Now, 33 years later and after continuous habitation in the world of higher education and professional sociology, I am turning (for fun!) back to some of the texts I read in the early days with so much difficulty and feelings of inferiority. Many I have not looked at again since those days. However, rereading some of them has been a revelation. I now think H Stuart Hughes’ Consciousness and Society: The Reorientation of European Social Thought (1958) is magisterial. He was one of the very first in the English speaking world to recognise and comment upon the importance of Gramsci. When I first read it I found it almost impenetrable.

Speaking of Gramsci, another book I am reading that I haven’t looked at since the late 1980s and really struggled with is A Gramsci Reader (2008) edited by David Forgacs. Now I am finding it written clearly and succinctly and of enormous relevance to today’s political changes and unrest. Quite a few forthcoming notes and quotes in this blog will be from this book.

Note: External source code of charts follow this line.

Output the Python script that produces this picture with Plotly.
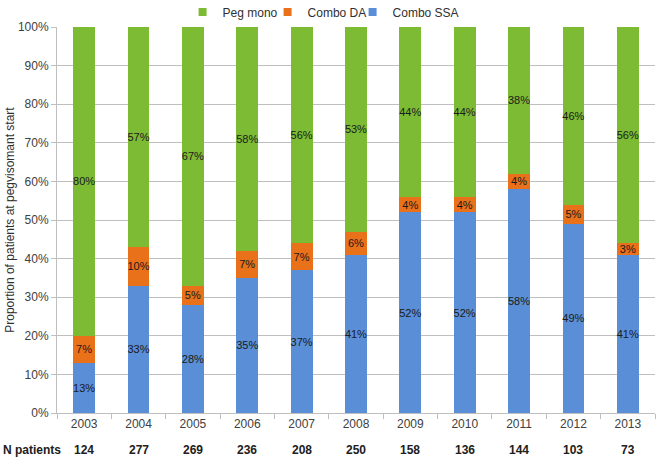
import plotly.graph_objects as go

years = ["2003", "2004", "2005", "2006", "2007", "2008", "2009", "2010", "2011", "2012", "2013"]
combo_ssa = [13, 33, 28, 35, 37, 41, 52, 52, 58, 49, 41]
combo_da = [7, 10, 5, 7, 7, 6, 4, 4, 4, 5, 3]
peg_mono = [80, 57, 67, 58, 56, 53, 44, 44, 38, 46, 56]
n_patients = [124, 277, 269, 236, 208, 250, 158, 136, 144, 103, 73]

GREEN = "#7DBB35"
ORANGE = "#E8711A"
BLUE = "#5A8FD7"
label_font = dict(family="Liberation Sans Narrow, Arial Narrow, Liberation Sans, Arial", size=11, color="#1a1a1a")

series = [("Combo SSA", combo_ssa, BLUE), ("Combo DA", combo_da, ORANGE), ("Peg mono", peg_mono, GREEN)]

fig = go.Figure()
for name, vals, col in series:
    fig.add_trace(go.Bar(
        x=years, y=vals, name=name, marker=dict(color=col, line=dict(width=0)),
        text=[f"{v}%" for v in vals], textposition="inside", insidetextanchor="middle",
        textangle=0, textfont=label_font, width=0.4, showlegend=False,
    ))
# invisible trailing legend spacer (keeps last entry from being clipped)
fig.add_trace(go.Scatter(x=[None], y=[None], mode="markers", name=" ",
                         marker=dict(size=1, color="rgba(0,0,0,0)"), showlegend=True, hoverinfo="skip"))
# legend-only entries with small square swatches
for name, vals, col in series:
    fig.add_trace(go.Scatter(x=[None], y=[None], mode="markers", name=name,
                             marker=dict(symbol="square", size=8, color=col), showlegend=True))

fig.update_layout(
    barmode="stack",
    width=661, height=458,
    margin=dict(l=57, r=6, t=27, b=45, autoexpand=False),
    paper_bgcolor="white", plot_bgcolor="white",
    font=dict(family="Liberation Sans, Arial", size=12, color="#404040"),
    uniformtext=dict(minsize=11, mode="show"),
    legend=dict(orientation="h", traceorder="reversed", x=0.21, xanchor="left",
                yref="container", y=0.974, yanchor="middle",
                font=dict(size=12, color="#303030"), itemwidth=30, entrywidth=40, entrywidthmode="pixels",
                bgcolor="rgba(0,0,0,0)"),
    showlegend=True,
)
fig.update_yaxes(range=[0, 100], dtick=10, ticksuffix="%", showgrid=True, gridcolor="#BFBFBF", gridwidth=1,
                 showline=True, linecolor="#BFBFBF", ticks="outside", ticklen=5, tickcolor="#BFBFBF",
                 zeroline=False, tickfont=dict(size=12, color="#404040"), automargin=False)
fig.update_xaxes(type="category", range=[-0.5, len(years) - 0.5], showline=True, linecolor="#BFBFBF",
                 ticks="outside", tickson="boundaries", ticklen=5, automargin=False,
                 tickcolor="#BFBFBF", tickfont=dict(size=12, color="#404040"), showgrid=False)

fig.add_annotation(text="Proportion of patients at pegvisomant start", textangle=-90,
                   xref="paper", yref="paper", x=-0.079, xanchor="center", y=0.5, showarrow=False,
                   font=dict(size=12, color="#303030"))
fig.add_annotation(text="<b>N patients</b>", xref="paper", yref="paper", x=-0.093, xanchor="left",
                   y=-0.097, yanchor="middle", showarrow=False, font=dict(size=12, color="#202020"))
for i, n in enumerate(n_patients):
    fig.add_annotation(text=f"<b>{n}</b>", xref="x", yref="paper", x=i, y=-0.097, yanchor="middle",
                       showarrow=False, font=dict(size=12, color="#202020"))

fig.write_html("out.html", config={"displayModeBar": False},
               post_script="document.body.style.margin='0';")
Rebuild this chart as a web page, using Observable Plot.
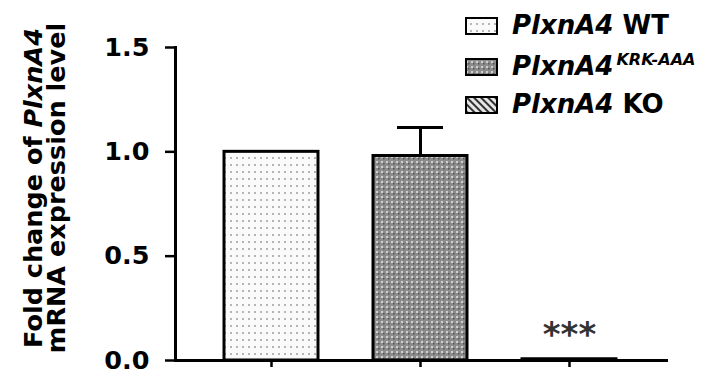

I am not, however, looking for the holy text or texts that will answer all my questions and tell me what to think and do. I have had a couple of dispiriting exchanges recently where individuals who I otherwise respect have said when, for instance, I have expressed an interest in Bauman’s ideas on the changing role of public intellectuals from legislators to interpreters and what this means for their relation to civil society and politics, that he is mistaken and his work so flawed it is not worth spending time on. This usually comes with a recommendation to read some other thinker who has got it right. I have had similar reactions, from different individuals, when I say I am rereading Capital, or Elias, or Foucault. I really don’t know what their problem is, unless a fear of the messy and uncertain real world. Social, political, economic and cultural processes are unimaginably complex. I will read and take from anyone who has made a principled attempt to understand society and social change. For instance, Alhusser was on dodgy ground when he characterised individual actors as mere ‘bearers of structure’ but his views on identity formation and ‘interpelation’ are useful and are saying something important, as is Foucault when he talks of ‘regimes of truth’ and Elias when he elaborates his ideas on sociogenesis, or Marx on surplus value. At the end of the day these are all resources to think with and about in discussion with others to make sense of the world we live in and to work out what we believe and how we should act,  how we should live, what sort of world we want to live in and how we might achieve it. Pre-eminantly, how do we want to relate to and live with others with respect, in common humanity in harmony with ourselves and the environment.  None of the putative gurus can answer this for us. This is a job we must do for ourselves by means of a bit of intelligent collegiate ‘winging it’.